インダストリー4.0の関心が高かった中国国際工作機械見本市(CIMT2015)

 中国国有企業の済南二機床集団(JIER)が米国で受注を重ねている。米フォード・モーターとは目下、「8本目のラインを商談中」(張志剛董事長)だ。中国は製造業の10カ年計画「中国製造2025」が3月に示され、製造大国から製造強国への変貌を目指している。JIERは中国メーカーに多く見受けられる“価格、一発勝負”の受注を止め、いち早く輸出型の強豪メーカーへの転身を遂げた。張董事長は、成長源に技術革新(イノベーション)を挙げる。

 【目立つ存在に】
 JIERは中国国有の未上場企業。大型プレス機械を主軸に門型加工機といった工作機械を手がける。2010年以降、フォードから立て続けに受注したことで、業界で目立った存在になった。04年にフォードと技術交流をはじめ、大型プレスラインを11年にカンザス、デトロイトに、13、14年にケンタッキーの工場にそれぞれ納入した。そして今年4月末時点で計8ライン目の商談の最中だ。フォードの米国工場は長く独プレス機メーカーの牙城だった。
 一連のフォード・プロジェクトは他社と競りつつ、「最低価格では受注していない」(張董事長)。稼働後の評価不良で一案件に終わる受注や価格一辺倒の受注を得意とする中国勢とは異なるとの主張だ。
 JIERは大規模な投資ではなく「技術革新で成長する事業構造」(同)を重んじ、早くから中国製造2025に重なる「量から質」「単体からシステム」「内需型から輸出型」への移行を進めてきた。その成果がフォード・プロジェクトだ。

 【スマート化】
 今後は工場のスマート化を意識した戦略を重点化するようだ。製造設備などを高度な情報ネットワークで結んだ「高速スマートプレスライン」を進化させるもよう。そのため、現在のプレス機本体にとどまらず、「自動化設備を投入する」(同)と、周辺装置の研究開発に力を入れる考えだ。
 国有企業といえども、もはや安泰とは言い難い状況だ。4月末に国有の変圧器メーカー、保定天威集団が債務不履行(デフォルト)に陥っている。機械業界でも業績低迷を理由に再編がささやかれるメーカーもある。
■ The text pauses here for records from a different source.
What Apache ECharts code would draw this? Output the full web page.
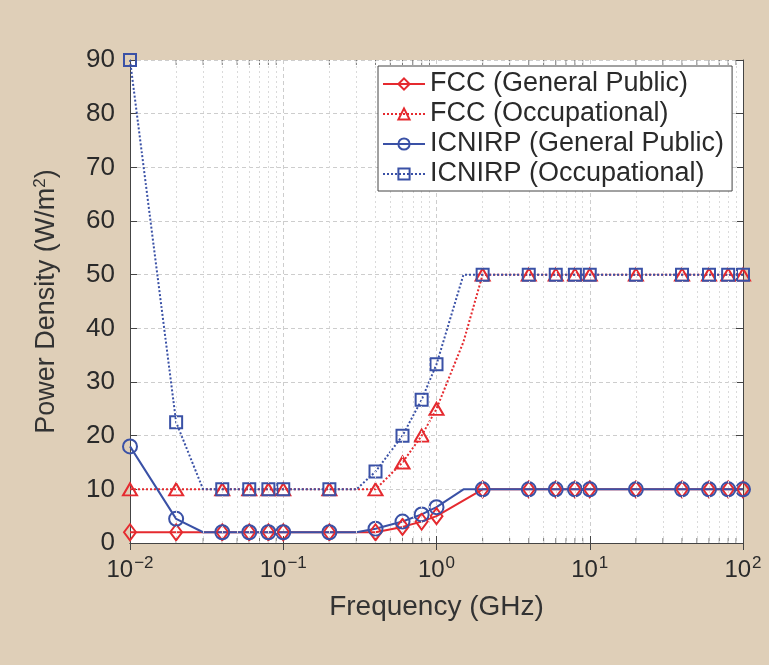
<!DOCTYPE html>
<html>
<head>
<meta charset="utf-8">
<script src="https://cdn.jsdelivr.net/npm/echarts@6/dist/echarts.min.js"></script>
<style>
html,body{margin:0;padding:0;background:#dfcfb8;}
#c{width:769px;height:665px;}
</style>
</head>
<body>
<div id="c"></div>
<script>
// ---- data ----
var seriesNames = ['FCC (General Public)', 'FCC (Occupational)', 'ICNIRP (General Public)', 'ICNIRP (Occupational)'];
var markedFreqs = [0.01,0.02,0.04,0.06,0.08,0.1,0.2,0.4,0.6,0.8,1,2,4,6,8,10,20,40,60,80,100];

var fccGpX = [0.01,0.02,0.04,0.06,0.08,0.1,0.2,0.4,0.6,0.8,1,2,4,6,8,10,20,40,60,80,100];
var fccGpY = [2,2,2,2,2,2,2,2,3,4,5,10,10,10,10,10,10,10,10,10,10];

var fccOccX = [0.01,0.02,0.04,0.06,0.08,0.1,0.2,0.4,0.6,0.8,1,1.5,2,4,6,8,10,20,40,60,80,100];
var fccOccY = [10,10,10,10,10,10,10,10,15,20,25,37.5,50,50,50,50,50,50,50,50,50,50];

var icnGpX = [0.01,0.02,0.03,0.04,0.06,0.08,0.1,0.2,0.3,0.4,0.6,0.8,1,1.5,2,4,6,8,10,20,40,60,80,100];
var icnGpY = [18,4.5,2,2,2,2,2,2,2,2.67,4,5.33,6.67,10,10,10,10,10,10,10,10,10,10,10];

var icnOccX = [0.01,0.02,0.03,0.04,0.06,0.08,0.1,0.2,0.3,0.4,0.6,0.8,1,1.5,2,4,6,8,10,20,40,60,80,100];
var icnOccY = [90,22.5,10,10,10,10,10,10,10,13.3,20,26.7,33.3,50,50,50,50,50,50,50,50,50,50,50];

var minorFreqs = [0.02,0.03,0.04,0.05,0.06,0.07,0.08,0.09,0.2,0.3,0.4,0.5,0.6,0.7,0.8,0.9,2,3,4,5,6,7,8,9,20,30,40,50,60,70,80,90];
var yMin = 0, yMax = 90, yStep = 10;
var xMin = 0.01, xMax = 100;

// ---- chart ----
var RED = '#e52a2f', BLUE = '#3a51a6';
var FONT = '"Liberation Sans", Arial, Helvetica, sans-serif';
var TXT = '#2a2a2a';

function pts(xs, ys) {
  return xs.map(function (x, i) {
    var item = { value: [x, ys[i]] };
    if (markedFreqs.indexOf(x) < 0) item.symbol = 'none';
    return item;
  });
}
function mk(name, xs, ys, color, dashed, symbol, size) {
  return {
    name: name, type: 'line', data: pts(xs, ys),
    symbol: symbol, symbolSize: size,
    showAllSymbol: true,
    lineStyle: { color: color, width: 2, type: dashed ? [2, 2] : 'solid' },
    itemStyle: { color: 'rgba(255,255,255,0)', borderColor: color, borderWidth: 2 },
    emphasis: { disabled: true },
    animation: false,
    z: 3
  };
}
function minorTicks(yv, off) {
  return {
    type: 'scatter', silent: true, z: 2, animation: false,
    symbol: 'rect', symbolSize: [1, 5], symbolOffset: [0, off],
    itemStyle: { color: '#555' },
    data: minorFreqs.map(function (f) { return [f, yv]; })
  };
}

var chart = echarts.init(document.getElementById('c'));
var xRich = {
  b: { fontSize: 24, fontFamily: FONT, color: TXT },
  sup: { fontSize: 17, fontFamily: FONT, color: TXT, padding: [0, 0, 13, 1] }
};

var option = {
  backgroundColor: '#dfcfb8',
  animation: false,
  grid: { left: 130, right: 26, top: 60, bottom: 122, backgroundColor: '#fff', show: true, borderWidth: 0 },
  legend: {
    zlevel: 1,
    orient: 'vertical', left: 378, top: 66,
    backgroundColor: '#fff', borderColor: '#444', borderWidth: 1,
    padding: [4, 8, 3, 4], itemGap: 2, itemWidth: 42, itemHeight: 14,
    textStyle: { fontSize: 27, lineHeight: 28, fontFamily: FONT, color: TXT },
    data: seriesNames
  },
  xAxis: [{
    type: 'log', logBase: 10, min: xMin, max: xMax,
    name: 'Frequency (GHz)', nameLocation: 'middle', nameGap: 50,
    nameTextStyle: { fontSize: 28, fontFamily: FONT, color: '#333' },
    axisLine: { show: true, lineStyle: { color: '#444', width: 1 } },
    axisTick: { show: true, inside: true, length: 7, lineStyle: { color: '#444' } },
    axisLabel: {
      margin: 12,
      formatter: function (v) { return '{b|10}{sup|' + String(Math.round(Math.log10(v))).replace('-', '\u2212') + '}'; },
      rich: xRich
    },
    splitLine: { show: true, lineStyle: { color: '#cdcdcd', type: [4, 3], width: 1 } }
  }, {
    type: 'log', logBase: 10, min: xMin, max: xMax, position: 'top',
    axisLine: { show: true, lineStyle: { color: '#444', width: 1 } },
    axisTick: { show: true, inside: true, length: 7, lineStyle: { color: '#444' } },
    axisLabel: { show: false }, splitLine: { show: false }
  }],
  yAxis: [{
    type: 'value', min: yMin, max: yMax, interval: yStep,
    name: 'Power Density (W/m{sup|2})', nameLocation: 'middle', nameGap: 68, nameRotate: 90,
    nameTextStyle: { fontSize: 27, fontFamily: FONT, color: '#333',
      rich: { sup: { fontSize: 17, fontFamily: FONT, color: '#333', padding: [0, 0, 13, 0] } } },
    axisLine: { show: true, lineStyle: { color: '#444', width: 1 } },
    axisTick: { show: true, inside: true, length: 7, lineStyle: { color: '#444' } },
    axisLabel: { fontSize: 26, fontFamily: FONT, color: TXT, margin: 15 },
    splitLine: { show: true, lineStyle: { color: '#cdcdcd', type: [4, 3], width: 1 } }
  }, {
    type: 'value', min: yMin, max: yMax, interval: yStep, position: 'right',
    axisLine: { show: true, lineStyle: { color: '#444', width: 1 } },
    axisTick: { show: true, inside: true, length: 7, lineStyle: { color: '#444' } },
    axisLabel: { show: false }, splitLine: { show: false }
  }],
  series: [
    {
      type: 'line', data: [], silent: true, z: 1,
      markLine: {
        silent: true, symbol: 'none', animation: false,
        label: { show: false },
        lineStyle: { color: '#dadada', type: [2, 3], width: 1 },
        data: minorFreqs.map(function (f) { return { xAxis: f }; })
      }
    },
    minorTicks(yMin, -2.5),
    minorTicks(yMax, 2.5),
    mk(seriesNames[0], fccGpX, fccGpY, RED, false, 'diamond', [12, 16]),
    mk(seriesNames[1], fccOccX, fccOccY, RED, true, 'triangle', [14, 12]),
    mk(seriesNames[2], icnGpX, icnGpY, BLUE, false, 'circle', 14),
    mk(seriesNames[3], icnOccX, icnOccY, BLUE, true, 'rect', 12)
  ]
};
chart.setOption(option);
</script>
</body>
</html>
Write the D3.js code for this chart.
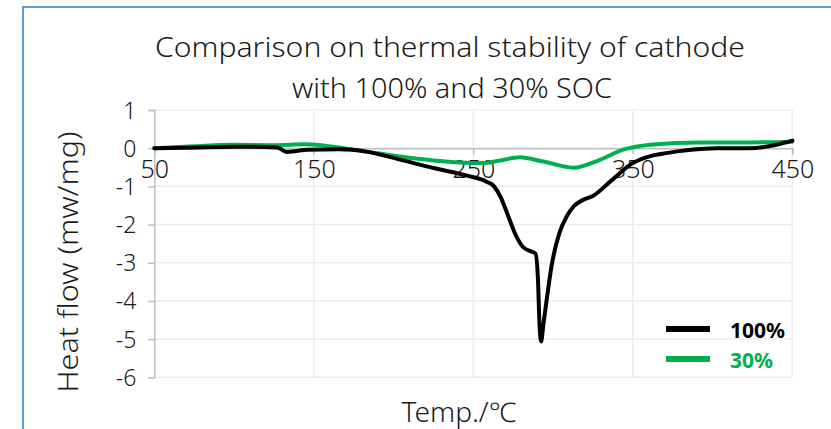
<!DOCTYPE html>
<html>
<head>
<meta charset="utf-8">
<script src="https://cdn.jsdelivr.net/npm/d3@7"></script>
<style>
  body { margin: 0; background: #fff; }
  text { font-family: "Noto Sans", sans-serif; fill: #1a1a1a; font-weight: 300; }
</style>
</head>
<body>
<svg id="chart" width="831" height="429"></svg>
<script>
// temperature (°C) and heat flow (mw/mg)
var temp100 = [50, 70, 99, 127, 133, 138, 146, 166, 183, 204, 225, 246, 258, 263, 267, 272, 276, 281, 286, 289, 290.5, 291.5, 292.5, 294, 296, 299, 304, 308.5, 313, 319, 325, 336, 350, 360, 371, 385, 403, 423, 440, 450];
var flow100 = [0, 0.01, 0.04, 0.02, -0.1, -0.08, -0.04, -0.03, -0.09, -0.3, -0.52, -0.72, -0.87, -1.0, -1.27, -1.79, -2.22, -2.58, -2.7, -2.76, -3.4, -4.6, -5.06, -4.6, -3.97, -3.1, -2.22, -1.79, -1.52, -1.35, -1.25, -0.87, -0.39, -0.22, -0.13, -0.05, 0, 0, 0.09, 0.2];

var temp30 = [50, 75, 99, 125, 145, 162, 183, 204, 225, 246, 256, 266, 279, 294, 312.7, 329, 344, 361, 392, 423, 450];
var flow30 = [0, 0.05, 0.09, 0.08, 0.1, 0.04, -0.09, -0.22, -0.32, -0.38, -0.39, -0.33, -0.24, -0.35, -0.51, -0.31, -0.04, 0.09, 0.15, 0.15, 0.17];

var xTicks = [50, 150, 250, 350, 450];
var yTicks = [1, 0, -1, -2, -3, -4, -5, -6];

var series = [
  {name: "100%", color: "#000000", x: temp100, y: flow100},
  {name: "30%", color: "#00b050", x: temp30, y: flow30}
];

var svg = d3.select("#chart");

// blue frame round the chart
svg.append("path")
  .attr("d", "M23,429 L23,7 L831,7")
  .attr("fill", "none")
  .attr("stroke", "#5b9bd5")
  .attr("stroke-width", 2);

var x = d3.scaleLinear().domain([50, 450]).range([154.3, 792.3]);
var y = d3.scaleLinear().domain([1, -6]).range([110, 377.3]);

// grid
svg.append("g").selectAll("line")
  .data(yTicks).enter().append("line")
  .attr("x1", x(50)).attr("x2", x(450))
  .attr("y1", function(d) { return y(d); })
  .attr("y2", function(d) { return y(d); })
  .attr("stroke", "#ececec").attr("stroke-width", 1.5);

svg.append("g").selectAll("line")
  .data(xTicks.slice(1)).enter().append("line")
  .attr("x1", function(d) { return x(d); })
  .attr("x2", function(d) { return x(d); })
  .attr("y1", y(1)).attr("y2", y(-6))
  .attr("stroke", "#ececec").attr("stroke-width", 1.5);

// y axis
var yAxis = svg.append("g")
  .attr("transform", "translate(" + x(50) + ",0)")
  .call(d3.axisLeft(y).tickValues(yTicks).tickSize(6).tickPadding(12)
    .tickFormat(function(d) { return d < 0 ? "-" + Math.abs(d) : d; }));
yAxis.select(".domain").attr("stroke", "#bfbfbf").attr("stroke-width", 1.5);
yAxis.selectAll(".tick line").attr("stroke", "#bfbfbf").attr("stroke-width", 1.5);
yAxis.selectAll(".tick text").style("font-size", "23px").attr("dy", "0.35em");

// x axis sits on y = 0
var xAxis = svg.append("g")
  .attr("transform", "translate(0," + y(0) + ")")
  .call(d3.axisBottom(x).tickValues(xTicks).tickSize(6).tickPadding(6).tickFormat(d3.format("d")));
xAxis.select(".domain").attr("stroke", "#bfbfbf").attr("stroke-width", 1.5);
xAxis.selectAll(".tick line").attr("stroke", "#bfbfbf").attr("stroke-width", 1.5);
xAxis.selectAll(".tick text").style("font-size", "25px");

// lines
var line = d3.line()
  .x(function(d) { return x(d[0]); })
  .y(function(d) { return y(d[1]); })
  .curve(d3.curveMonotoneX);

// green first so black is on top
series.slice().reverse().forEach(function(s) {
  svg.append("path")
    .datum(d3.zip(s.x, s.y))
    .attr("fill", "none")
    .attr("stroke", s.color)
    .attr("stroke-width", 4)
    .attr("stroke-linejoin", "round")
    .attr("stroke-linecap", "round")
    .attr("d", line);
});

// title
svg.append("text")
  .attr("x", 450).attr("y", 57)
  .attr("text-anchor", "middle")
  .attr("textLength", 590).attr("lengthAdjust", "spacingAndGlyphs")
  .style("font-size", "28px")
  .text("Comparison on thermal stability of cathode");
svg.append("text")
  .attr("x", 452).attr("y", 98)
  .attr("text-anchor", "middle")
  .attr("textLength", 320).attr("lengthAdjust", "spacingAndGlyphs")
  .style("font-size", "28px")
  .text("with 100% and 30% SOC");

// axis titles
svg.append("text")
  .attr("transform", "translate(78,262) rotate(-90)")
  .attr("text-anchor", "middle")
  .attr("textLength", 261).attr("lengthAdjust", "spacingAndGlyphs")
  .style("font-size", "27px")
  .text("Heat flow (mw/mg)");
svg.append("text")
  .attr("x", 459).attr("y", 422)
  .attr("text-anchor", "middle")
  .attr("textLength", 115).attr("lengthAdjust", "spacingAndGlyphs")
  .style("font-size", "27px")
  .text("Temp./℃");

// legend
var legend = svg.append("g").selectAll("g")
  .data(series).enter().append("g")
  .attr("transform", function(d, i) { return "translate(666," + (329 + i * 30) + ")"; });
legend.append("line")
  .attr("x1", 0).attr("x2", 44)
  .attr("stroke", function(d) { return d.color; })
  .attr("stroke-width", 6);
legend.append("text")
  .attr("x", 64).attr("y", 9)
  .style("font-size", "21px")
  .style("font-weight", "bold")
  .style("fill", function(d) { return d.color === "#000000" ? "#000" : d.color; })
  .text(function(d) { return d.name; });
</script>
</body>
</html>
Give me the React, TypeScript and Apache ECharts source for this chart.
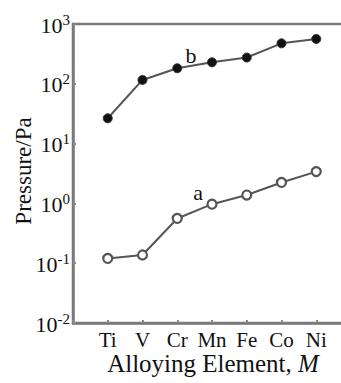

総じて国有は「特有の殿様商売をしている限り、日本メーカーには追いつけない」(証券アナリスト)と評価はさんざんだ。

 【一線を画す】
 だが、ついに重い腰を上げ、中国製造2025がイノベーションを後押しすれば、第2、第3のJIERが誕生することも考えられる。ちなみにJIERは「当社は国有だが古い体質ではなく、銀行や、研究開発で国のサポートに依存していない」(張董事長)と、他とは一線を画す立場だ。
 中国の鍛圧機械産業は高付加価値化へのシフトが鮮明だ。中国勢は工作機械メーカーを含め、量から質への転換や自動化・知能化、「インダストリー4・0(第4次製造業革命)」対応などに意欲的だ。技術志向の胎動が本格化したのであれば、日本勢の土俵に上がることになる。欧米の先進国を舞台にした競争も増えるだろう。日本は得意とするイノベーションの先鋭化に加え、インダストリー4・0でも必要性が指摘される産学官の連携強化をはじめとする中長期の政策が、これまで以上に求められる。
(六笠友和)
日刊工業新聞2015年05月15日 機械・ロボット・航空機面
昆梓紗
昆梓紗 Kon Azusa デジタルメディア局DX編集部 記者
生産管理システムの構築がまだ不十分でない工場が多いからこそ、インダストリー4.0に対応した新しい設備やシステムをドカンと導入したり、いっそのこと総入れ替えしてしまおう、という対応が増えるかもしれません。